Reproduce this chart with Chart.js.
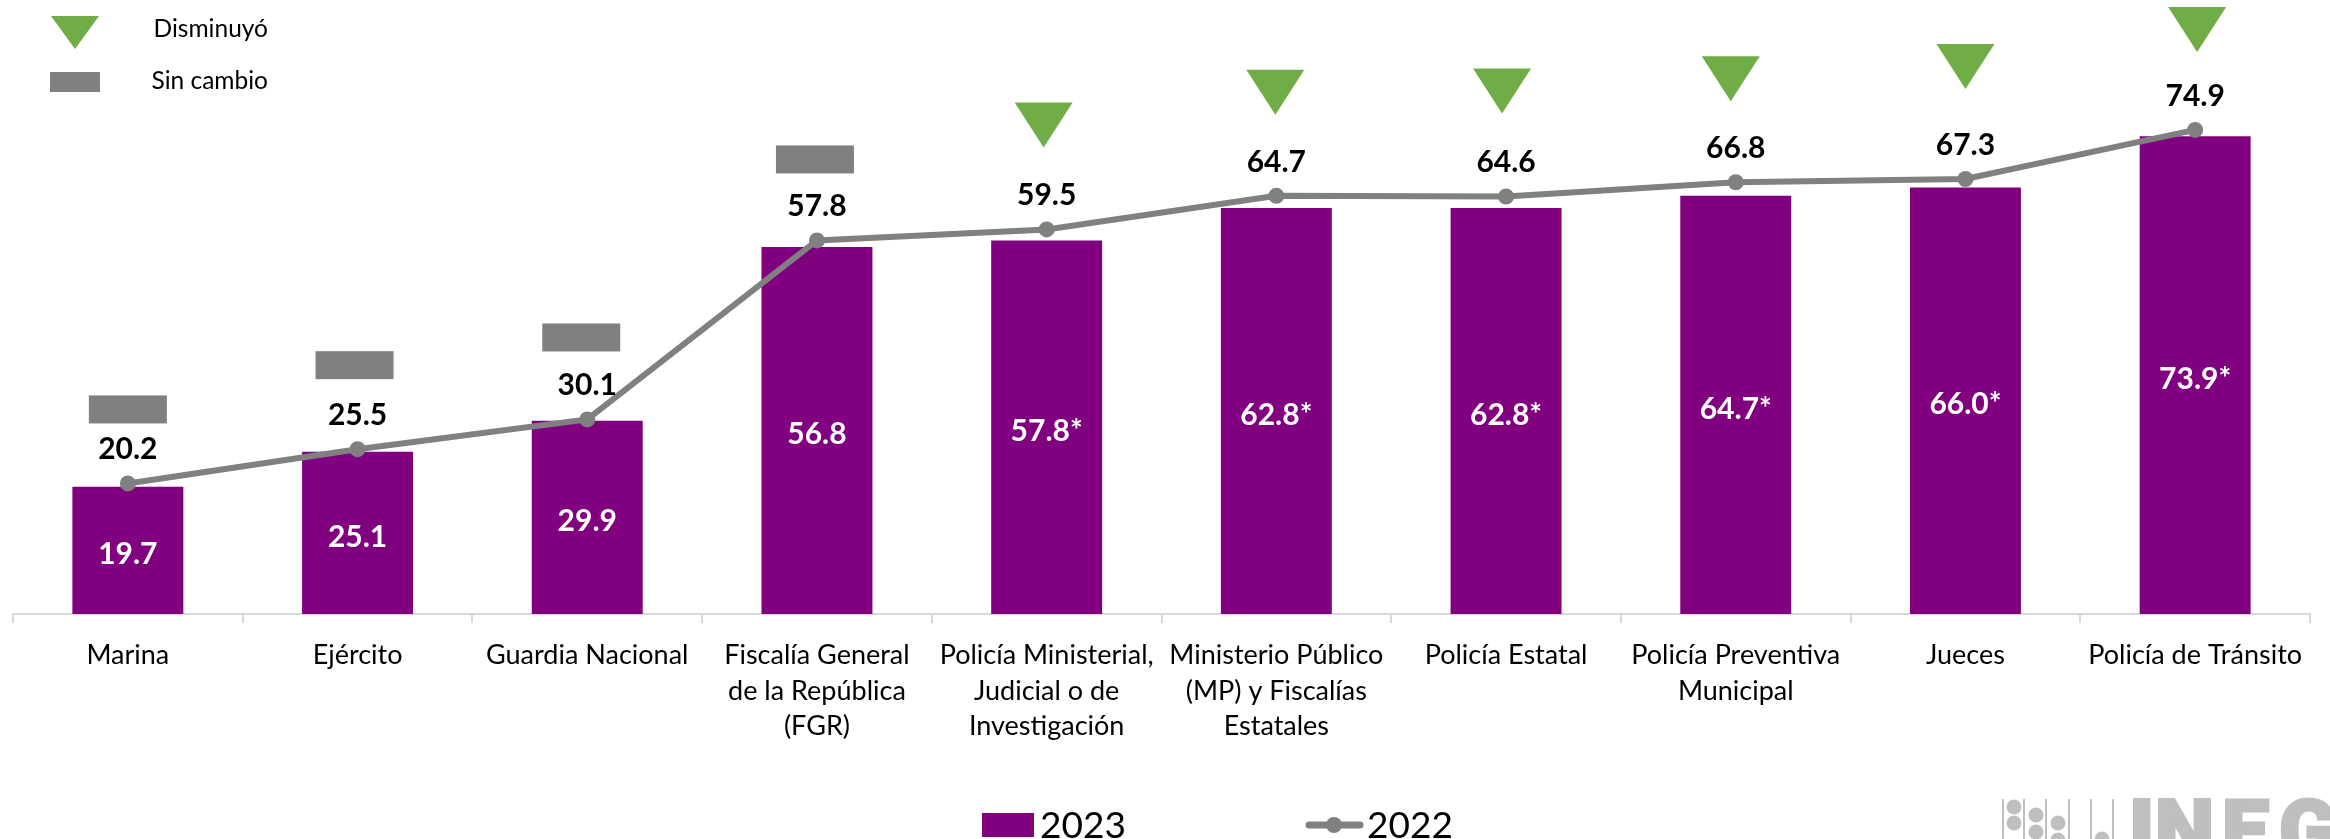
<!DOCTYPE html>
<html lang="es">
<head>
<meta charset="utf-8">
<title>Percepción de confianza</title>
<style>html,body{margin:0;padding:0;background:#fff}canvas{display:block}</style>
<script src="https://cdn.jsdelivr.net/npm/chart.js@4"></script>
</head>
<body>
<canvas id="c" width="2330" height="839"></canvas>
<script>
const categories = [
  "Marina", "Ejército", "Guardia Nacional",
  ["Fiscalía General", "de la República", "(FGR)"],
  ["Policía Ministerial,", "Judicial o de", "Investigación"],
  ["Ministerio Público", "(MP) y Fiscalías", "Estatales"],
  "Policía Estatal",
  ["Policía Preventiva", "Municipal"],
  "Jueces", "Policía de Tránsito"
];
const values2023 = [19.7, 25.1, 29.9, 56.8, 57.8, 62.8, 62.8, 64.7, 66.0, 73.9];
const values2022 = [20.2, 25.5, 30.1, 57.8, 59.5, 64.7, 64.6, 66.8, 67.3, 74.9];
const significant2023 = [false, false, false, false, true, true, true, true, true, true];
const changeStatus = ["Sin cambio", "Sin cambio", "Sin cambio", "Sin cambio", "Disminuyó", "Disminuyó", "Disminuyó", "Disminuyó", "Disminuyó", "Disminuyó"];

const PURPLE = "#800080", GRAY = "#808080", GREEN = "#70AD47", LOGO = "#BFBFBF";
const FONT = "Lato";

const drawTriangle = (ctx, cx, top, w = 29, h = 45) => {
  ctx.fillStyle = GREEN;
  ctx.beginPath();
  ctx.moveTo(cx - w, top);
  ctx.lineTo(cx + w, top);
  ctx.lineTo(cx, top + h);
  ctx.closePath();
  ctx.fill();
};

const overlay = {
  id: "overlay",
  afterDatasetsDraw(chart) {
    const { ctx } = chart;
    const bars = chart.getDatasetMeta(0).data;
    const pts = chart.getDatasetMeta(1).data;
    const markerDx = [0, -3, -6, -2, -3, -1, -4, -5, 0, 2];
    const markerDy = [-74, -84, -82, -81, -127, -126, -128, -126, -135, -123];
    ctx.save();
    ctx.textAlign = "center";
    ctx.textBaseline = "middle";
    ctx.font = `bold 30px ${FONT}`;
    pts.forEach((p, i) => {
      ctx.fillStyle = "#000";
      ctx.fillText(values2022[i].toFixed(1), p.x, p.y - 34);
      const cx = p.x + markerDx[i], y = p.y + markerDy[i];
      if (changeStatus[i] === "Disminuyó") {
        drawTriangle(ctx, cx, y);
      } else {
        ctx.fillStyle = GRAY;
        ctx.fillRect(cx - 39, y - 14, 78, 28);
      }
    });
    ctx.fillStyle = "#fff";
    bars.forEach((b, i) => {
      const t = values2023[i].toFixed(1) + (significant2023[i] ? "*" : "");
      ctx.fillText(t, b.x, (b.y + b.base) / 2 + 4);
    });

    // status key, top left
    drawTriangle(ctx, 75, 16, 24, 33);
    ctx.fillStyle = GRAY;
    ctx.fillRect(50, 72, 50, 20);
    ctx.fillStyle = "#000";
    ctx.font = `24.5px ${FONT}`;
    ctx.textAlign = "right";
    ctx.fillText("Disminuyó", 268, 29);
    ctx.fillText("Sin cambio", 268, 81);

    // series legend, bottom
    ctx.fillStyle = PURPLE;
    ctx.fillRect(982, 813, 52, 24);
    ctx.strokeStyle = GRAY;
    ctx.lineWidth = 7;
    ctx.lineCap = "round";
    ctx.beginPath();
    ctx.moveTo(1309, 825);
    ctx.lineTo(1360, 825);
    ctx.stroke();
    ctx.fillStyle = GRAY;
    ctx.beginPath();
    ctx.arc(1334, 825, 8, 0, Math.PI * 2);
    ctx.fill();
    ctx.fillStyle = "#000";
    ctx.font = `37px ${FONT}`;
    ctx.textAlign = "left";
    ctx.fillText("2023", 1040, 826);
    ctx.fillText("2022", 1367, 826);

    // logo, cut by the bottom and right edges of the page
    ctx.fillStyle = LOGO;
    [2003, 2024, 2046, 2069, 2091, 2113].forEach(x => ctx.fillRect(x - 1, 799, 2, 40));
    [[2014, 807], [2014, 823], [2036, 815], [2036, 832], [2058, 823], [2058, 840], [2102, 839]].forEach(([x, y]) => {
      ctx.beginPath();
      ctx.arc(x, y, 7.5, 0, Math.PI * 2);
      ctx.fill();
    });
    ctx.textBaseline = "alphabetic";
    ctx.font = "900 84px Roboto";
    ctx.strokeStyle = LOGO;
    ctx.lineWidth = 3;
    ctx.lineJoin = "miter";
    ctx.lineCap = "butt";
    [["I", 2129], ["N", 2155], ["E", 2222], ["G", 2279]].forEach(([ch, x]) => {
      ctx.fillText(ch, x, 859);
      ctx.strokeText(ch, x, 859);
    });
    ctx.restore();
  }
};

new Chart(document.getElementById("c"), {
  data: {
    labels: categories,
    datasets: [
      { type: "bar", label: "2023", data: values2023, backgroundColor: PURPLE, barPercentage: 0.483, categoryPercentage: 1, order: 2 },
      { type: "line", label: "2022", data: values2022, borderColor: GRAY, backgroundColor: GRAY, borderWidth: 6, pointRadius: 8, pointBackgroundColor: GRAY, pointBorderWidth: 0, tension: 0, order: 1 }
    ]
  },
  options: {
    responsive: false,
    animation: false,
    layout: { autoPadding: false, padding: { left: 13, right: 20, top: 0, bottom: 0 } },
    plugins: { legend: { display: false }, tooltip: { enabled: false } },
    scales: {
      y: { display: false, min: 0, max: 95 },
      x: {
        offset: true,
        afterFit(s) { s.height = 225; },
        border: { display: true, color: "#D9D9D9", width: 2 },
        grid: { display: true, drawOnChartArea: false, drawTicks: true, tickLength: 9, color: "#D9D9D9", lineWidth: 2, offset: true },
        ticks: { autoSkip: false, maxRotation: 0, minRotation: 0, padding: 15, color: "#000", font: { family: FONT, size: 27, lineHeight: 1.31 } }
      }
    }
  },
  plugins: [overlay]
});
</script>
</body>
</html>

^^^^

■ **WHAT IS ASKED**:
Return the listing above in full and without alteration, excluding its pictures.

■ **ANSWER**:
Reproduce this chart with Chart.js.
<!DOCTYPE html>
<html lang="es">
<head>
<meta charset="utf-8">
<title>Percepción de confianza</title>
<style>html,body{margin:0;padding:0;background:#fff}canvas{display:block}</style>
<script src="https://cdn.jsdelivr.net/npm/chart.js@4"></script>
</head>
<body>
<canvas id="c" width="2330" height="839"></canvas>
<script>
const categories = [
  "Marina", "Ejército", "Guardia Nacional",
  ["Fiscalía General", "de la República", "(FGR)"],
  ["Policía Ministerial,", "Judicial o de", "Investigación"],
  ["Ministerio Público", "(MP) y Fiscalías", "Estatales"],
  "Policía Estatal",
  ["Policía Preventiva", "Municipal"],
  "Jueces", "Policía de Tránsito"
];
const values2023 = [19.7, 25.1, 29.9, 56.8, 57.8, 62.8, 62.8, 64.7, 66.0, 73.9];
const values2022 = [20.2, 25.5, 30.1, 57.8, 59.5, 64.7, 64.6, 66.8, 67.3, 74.9];
const significant2023 = [false, false, false, false, true, true, true, true, true, true];
const changeStatus = ["Sin cambio", "Sin cambio", "Sin cambio", "Sin cambio", "Disminuyó", "Disminuyó", "Disminuyó", "Disminuyó", "Disminuyó", "Disminuyó"];

const PURPLE = "#800080", GRAY = "#808080", GREEN = "#70AD47", LOGO = "#BFBFBF";
const FONT = "Lato";

const drawTriangle = (ctx, cx, top, w = 29, h = 45) => {
  ctx.fillStyle = GREEN;
  ctx.beginPath();
  ctx.moveTo(cx - w, top);
  ctx.lineTo(cx + w, top);
  ctx.lineTo(cx, top + h);
  ctx.closePath();
  ctx.fill();
};

const overlay = {
  id: "overlay",
  afterDatasetsDraw(chart) {
    const { ctx } = chart;
    const bars = chart.getDatasetMeta(0).data;
    const pts = chart.getDatasetMeta(1).data;
    const markerDx = [0, -3, -6, -2, -3, -1, -4, -5, 0, 2];
    const markerDy = [-74, -84, -82, -81, -127, -126, -128, -126, -135, -123];
    ctx.save();
    ctx.textAlign = "center";
    ctx.textBaseline = "middle";
    ctx.font = `bold 30px ${FONT}`;
    pts.forEach((p, i) => {
      ctx.fillStyle = "#000";
      ctx.fillText(values2022[i].toFixed(1), p.x, p.y - 34);
      const cx = p.x + markerDx[i], y = p.y + markerDy[i];
      if (changeStatus[i] === "Disminuyó") {
        drawTriangle(ctx, cx, y);
      } else {
        ctx.fillStyle = GRAY;
        ctx.fillRect(cx - 39, y - 14, 78, 28);
      }
    });
    ctx.fillStyle = "#fff";
    bars.forEach((b, i) => {
      const t = values2023[i].toFixed(1) + (significant2023[i] ? "*" : "");
      ctx.fillText(t, b.x, (b.y + b.base) / 2 + 4);
    });

    // status key, top left
    drawTriangle(ctx, 75, 16, 24, 33);
    ctx.fillStyle = GRAY;
    ctx.fillRect(50, 72, 50, 20);
    ctx.fillStyle = "#000";
    ctx.font = `24.5px ${FONT}`;
    ctx.textAlign = "right";
    ctx.fillText("Disminuyó", 268, 29);
    ctx.fillText("Sin cambio", 268, 81);

    // series legend, bottom
    ctx.fillStyle = PURPLE;
    ctx.fillRect(982, 813, 52, 24);
    ctx.strokeStyle = GRAY;
    ctx.lineWidth = 7;
    ctx.lineCap = "round";
    ctx.beginPath();
    ctx.moveTo(1309, 825);
    ctx.lineTo(1360, 825);
    ctx.stroke();
    ctx.fillStyle = GRAY;
    ctx.beginPath();
    ctx.arc(1334, 825, 8, 0, Math.PI * 2);
    ctx.fill();
    ctx.fillStyle = "#000";
    ctx.font = `37px ${FONT}`;
    ctx.textAlign = "left";
    ctx.fillText("2023", 1040, 826);
    ctx.fillText("2022", 1367, 826);

    // logo, cut by the bottom and right edges of the page
    ctx.fillStyle = LOGO;
    [2003, 2024, 2046, 2069, 2091, 2113].forEach(x => ctx.fillRect(x - 1, 799, 2, 40));
    [[2014, 807], [2014, 823], [2036, 815], [2036, 832], [2058, 823], [2058, 840], [2102, 839]].forEach(([x, y]) => {
      ctx.beginPath();
      ctx.arc(x, y, 7.5, 0, Math.PI * 2);
      ctx.fill();
    });
    ctx.textBaseline = "alphabetic";
    ctx.font = "900 84px Roboto";
    ctx.strokeStyle = LOGO;
    ctx.lineWidth = 3;
    ctx.lineJoin = "miter";
    ctx.lineCap = "butt";
    [["I", 2129], ["N", 2155], ["E", 2222], ["G", 2279]].forEach(([ch, x]) => {
      ctx.fillText(ch, x, 859);
      ctx.strokeText(ch, x, 859);
    });
    ctx.restore();
  }
};

new Chart(document.getElementById("c"), {
  data: {
    labels: categories,
    datasets: [
      { type: "bar", label: "2023", data: values2023, backgroundColor: PURPLE, barPercentage: 0.483, categoryPercentage: 1, order: 2 },
      { type: "line", label: "2022", data: values2022, borderColor: GRAY, backgroundColor: GRAY, borderWidth: 6, pointRadius: 8, pointBackgroundColor: GRAY, pointBorderWidth: 0, tension: 0, order: 1 }
    ]
  },
  options: {
    responsive: false,
    animation: false,
    layout: { autoPadding: false, padding: { left: 13, right: 20, top: 0, bottom: 0 } },
    plugins: { legend: { display: false }, tooltip: { enabled: false } },
    scales: {
      y: { display: false, min: 0, max: 95 },
      x: {
        offset: true,
        afterFit(s) { s.height = 225; },
        border: { display: true, color: "#D9D9D9", width: 2 },
        grid: { display: true, drawOnChartArea: false, drawTicks: true, tickLength: 9, color: "#D9D9D9", lineWidth: 2, offset: true },
        ticks: { autoSkip: false, maxRotation: 0, minRotation: 0, padding: 15, color: "#000", font: { family: FONT, size: 27, lineHeight: 1.31 } }
      }
    }
  },
  plugins: [overlay]
});
</script>
</body>
</html>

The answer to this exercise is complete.